The music and background score was composed by Ankit Menon with lyrics written by Vinayak Sasikumar, Suhail Koya, Asal Kolaar and Dabzee. The album was released on 30 May 2024 under the Saregama label.

==Release==
===Theatrical===
The film was released in theatres on 16 May 2024.

===Home media===
The post-theatrical streaming rights of the film were bought by Disney+ Hotstar and started streaming from 27 June 2024, and the satellite rights by Asianet.

==Reception==
===Critical reception===

Arjun Menon of Rediff.com rated 3.5/5 stars and observed, "Guruvayoorambala Nadayil is a no-holds-barred, silly comedy that will keep you glued to the screen even when the going gets tough towards the end but the smile on your face will not leave."

S. R. Praveen of The Hindu wrote, "Guruvayoor Ambalanadayil, which initially rides high on the novelty of the bromance and their humorous exchanges, finally ends up as quite average fare."

Anandu Suresh of The Indian Express wrote, " The most impressive aspect of the Vipin Das directorial is the on-screen chemistry between Prithviraj Sukumaran and Basil Joseph, who set the screen ablaze whenever they appear together with their remarkable handling of humour." Janani K of India Today rated 2.5/5 and wrote, " Guruvayoor Ambalanadayil' is a passable entertainer that has several moments that will have you laughing along with some shortcomings.

Gopika Is of The Times of India rated 3/5 and wrote, " The Nandanam shoutout was cool but somehow the impact was lacking as it progressed.

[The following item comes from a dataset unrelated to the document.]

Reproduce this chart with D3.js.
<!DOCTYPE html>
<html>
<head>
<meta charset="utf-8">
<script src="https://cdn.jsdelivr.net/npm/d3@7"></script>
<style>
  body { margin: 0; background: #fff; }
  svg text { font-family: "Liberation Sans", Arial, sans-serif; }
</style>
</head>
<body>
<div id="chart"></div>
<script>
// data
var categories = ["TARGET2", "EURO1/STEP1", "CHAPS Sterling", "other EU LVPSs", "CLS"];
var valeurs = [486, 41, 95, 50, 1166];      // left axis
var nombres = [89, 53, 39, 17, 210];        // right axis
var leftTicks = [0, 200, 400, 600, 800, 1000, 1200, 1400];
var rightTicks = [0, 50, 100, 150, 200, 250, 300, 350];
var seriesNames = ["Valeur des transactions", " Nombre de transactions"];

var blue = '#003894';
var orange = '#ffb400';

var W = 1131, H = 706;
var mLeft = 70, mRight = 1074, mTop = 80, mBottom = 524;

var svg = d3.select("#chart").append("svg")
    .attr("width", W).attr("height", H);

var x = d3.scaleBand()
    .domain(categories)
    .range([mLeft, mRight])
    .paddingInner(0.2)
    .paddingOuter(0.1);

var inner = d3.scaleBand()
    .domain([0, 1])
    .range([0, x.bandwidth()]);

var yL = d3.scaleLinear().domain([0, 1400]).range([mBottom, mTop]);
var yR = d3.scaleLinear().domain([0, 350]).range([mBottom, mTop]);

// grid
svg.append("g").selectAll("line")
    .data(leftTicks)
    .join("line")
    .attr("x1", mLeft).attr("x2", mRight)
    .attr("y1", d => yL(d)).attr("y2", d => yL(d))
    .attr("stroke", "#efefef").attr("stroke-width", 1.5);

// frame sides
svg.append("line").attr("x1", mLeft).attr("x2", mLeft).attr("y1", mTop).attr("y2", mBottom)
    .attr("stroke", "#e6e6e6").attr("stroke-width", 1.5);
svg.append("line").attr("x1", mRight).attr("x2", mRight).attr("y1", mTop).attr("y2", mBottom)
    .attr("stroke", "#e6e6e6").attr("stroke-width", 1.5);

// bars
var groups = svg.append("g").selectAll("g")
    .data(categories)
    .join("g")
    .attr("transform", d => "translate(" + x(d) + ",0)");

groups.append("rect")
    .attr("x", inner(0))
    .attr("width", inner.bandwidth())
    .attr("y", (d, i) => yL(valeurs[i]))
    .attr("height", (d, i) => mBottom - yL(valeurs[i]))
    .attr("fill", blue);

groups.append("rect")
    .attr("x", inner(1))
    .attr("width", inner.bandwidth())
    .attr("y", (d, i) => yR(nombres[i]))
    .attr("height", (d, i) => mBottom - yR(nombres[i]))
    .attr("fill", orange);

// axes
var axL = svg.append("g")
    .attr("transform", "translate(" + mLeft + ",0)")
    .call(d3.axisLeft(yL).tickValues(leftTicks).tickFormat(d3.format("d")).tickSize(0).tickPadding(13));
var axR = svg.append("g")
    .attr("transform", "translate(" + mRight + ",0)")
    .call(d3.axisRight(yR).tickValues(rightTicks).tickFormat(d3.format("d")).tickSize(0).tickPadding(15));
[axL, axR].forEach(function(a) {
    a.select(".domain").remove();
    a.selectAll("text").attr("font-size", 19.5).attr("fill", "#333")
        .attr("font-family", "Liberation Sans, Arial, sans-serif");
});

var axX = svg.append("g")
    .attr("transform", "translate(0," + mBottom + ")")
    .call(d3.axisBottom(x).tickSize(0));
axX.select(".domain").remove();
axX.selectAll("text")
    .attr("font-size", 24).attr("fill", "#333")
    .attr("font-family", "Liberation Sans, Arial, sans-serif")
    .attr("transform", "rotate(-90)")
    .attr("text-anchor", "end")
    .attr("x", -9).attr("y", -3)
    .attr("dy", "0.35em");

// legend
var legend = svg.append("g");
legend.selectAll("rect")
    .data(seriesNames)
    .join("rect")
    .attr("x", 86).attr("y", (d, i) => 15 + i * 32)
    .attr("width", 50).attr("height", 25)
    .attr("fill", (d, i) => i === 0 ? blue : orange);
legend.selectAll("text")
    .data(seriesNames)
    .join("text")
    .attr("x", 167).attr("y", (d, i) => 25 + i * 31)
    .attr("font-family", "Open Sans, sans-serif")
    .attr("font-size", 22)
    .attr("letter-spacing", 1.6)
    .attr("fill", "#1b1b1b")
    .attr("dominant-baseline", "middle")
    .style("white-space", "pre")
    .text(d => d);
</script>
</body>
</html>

When Aravind Akash shows up on screen, the nostalgia element shoots up but when we reach the part where Anandan does an Unnimaya, it falls flat not because it was done poorly but by then the climax had already stretched on for too long. Ankit Menon's music boosts the energy of the film up, adding to the drama.

Vishal Menon of Film Companion wrote, "A Fun Modern-Day Priyadarshan Comedy About A Flawed Modern Mallu Family".

Latha Srinivasan of Hindustan Times wrote, " Guruvayoor Ambalanadayil is a complete laugh riot, coupled with splendid performances, that families will thoroughly enjoy. Prithviraj Sukumaran has another winner on his hands.

Swathi P. Ajith of Onmanorama wrote, "Guruvayoor Ambalanadayil' is a delightful family entertainer that guarantees laughter. For a delightful experience with family or friends, this movie is the perfect choice. "

===Box office===
The film grossed over ₹50 crore at the box office within a week of its release. It concluded its run with worldwide gross estimated to be ₹90.25 crore.